## Recorded data
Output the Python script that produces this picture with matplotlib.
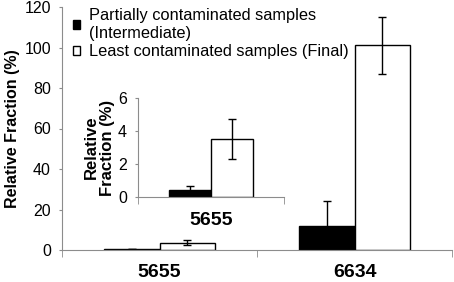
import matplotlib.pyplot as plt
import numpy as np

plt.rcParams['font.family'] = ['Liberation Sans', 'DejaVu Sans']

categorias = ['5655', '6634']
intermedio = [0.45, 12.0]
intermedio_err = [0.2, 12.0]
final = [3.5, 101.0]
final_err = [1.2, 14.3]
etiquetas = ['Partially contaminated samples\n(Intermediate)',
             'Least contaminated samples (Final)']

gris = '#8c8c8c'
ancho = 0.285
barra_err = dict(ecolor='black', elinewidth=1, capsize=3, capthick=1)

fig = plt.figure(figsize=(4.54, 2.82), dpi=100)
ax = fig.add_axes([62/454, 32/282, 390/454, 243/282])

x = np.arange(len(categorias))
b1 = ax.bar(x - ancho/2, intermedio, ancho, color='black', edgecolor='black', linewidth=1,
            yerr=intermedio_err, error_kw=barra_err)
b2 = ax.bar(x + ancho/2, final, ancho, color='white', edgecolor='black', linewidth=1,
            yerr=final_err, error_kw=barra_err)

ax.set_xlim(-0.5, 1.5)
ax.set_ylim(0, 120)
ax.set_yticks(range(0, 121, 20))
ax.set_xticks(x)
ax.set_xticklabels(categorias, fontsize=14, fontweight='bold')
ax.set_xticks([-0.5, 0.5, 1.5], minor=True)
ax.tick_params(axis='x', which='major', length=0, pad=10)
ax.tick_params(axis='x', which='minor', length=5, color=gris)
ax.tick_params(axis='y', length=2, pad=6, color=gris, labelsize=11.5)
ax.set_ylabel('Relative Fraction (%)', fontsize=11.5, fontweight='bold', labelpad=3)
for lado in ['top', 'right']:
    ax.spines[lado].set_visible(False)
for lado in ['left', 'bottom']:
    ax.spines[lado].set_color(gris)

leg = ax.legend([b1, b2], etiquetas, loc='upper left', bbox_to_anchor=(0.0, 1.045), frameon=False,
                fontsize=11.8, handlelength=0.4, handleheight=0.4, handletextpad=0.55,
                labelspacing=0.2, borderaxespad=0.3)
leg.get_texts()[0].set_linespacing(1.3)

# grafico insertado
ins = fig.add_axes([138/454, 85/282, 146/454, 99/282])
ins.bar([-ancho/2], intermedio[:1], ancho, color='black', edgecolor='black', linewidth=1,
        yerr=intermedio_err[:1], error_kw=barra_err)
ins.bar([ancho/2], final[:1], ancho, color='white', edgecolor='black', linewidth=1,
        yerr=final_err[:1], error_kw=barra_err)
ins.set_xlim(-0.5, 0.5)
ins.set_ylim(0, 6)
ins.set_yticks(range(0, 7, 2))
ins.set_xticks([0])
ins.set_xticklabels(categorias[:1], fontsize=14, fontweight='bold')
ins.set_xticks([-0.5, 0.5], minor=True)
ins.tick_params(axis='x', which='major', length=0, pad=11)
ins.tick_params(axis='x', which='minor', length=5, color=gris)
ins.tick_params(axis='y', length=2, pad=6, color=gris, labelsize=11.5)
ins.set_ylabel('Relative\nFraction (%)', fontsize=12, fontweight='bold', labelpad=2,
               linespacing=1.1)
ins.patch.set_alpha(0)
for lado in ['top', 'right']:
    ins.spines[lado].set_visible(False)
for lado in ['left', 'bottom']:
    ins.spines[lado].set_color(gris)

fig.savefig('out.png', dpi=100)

## Stated exercise
Restate the material word for word from its first line through the line containing "ax = fig.add_axes([62/454, 32/282, 390/454, 243/282])", both included; the pictures do not belong in it.

## Solution to this problem
Output the Python script that produces this picture with matplotlib.
import matplotlib.pyplot as plt
import numpy as np

plt.rcParams['font.family'] = ['Liberation Sans', 'DejaVu Sans']

categorias = ['5655', '6634']
intermedio = [0.45, 12.0]
intermedio_err = [0.2, 12.0]
final = [3.5, 101.0]
final_err = [1.2, 14.3]
etiquetas = ['Partially contaminated samples\n(Intermediate)',
             'Least contaminated samples (Final)']

gris = '#8c8c8c'
ancho = 0.285
barra_err = dict(ecolor='black', elinewidth=1, capsize=3, capthick=1)

fig = plt.figure(figsize=(4.54, 2.82), dpi=100)
ax = fig.add_axes([62/454, 32/282, 390/454, 243/282])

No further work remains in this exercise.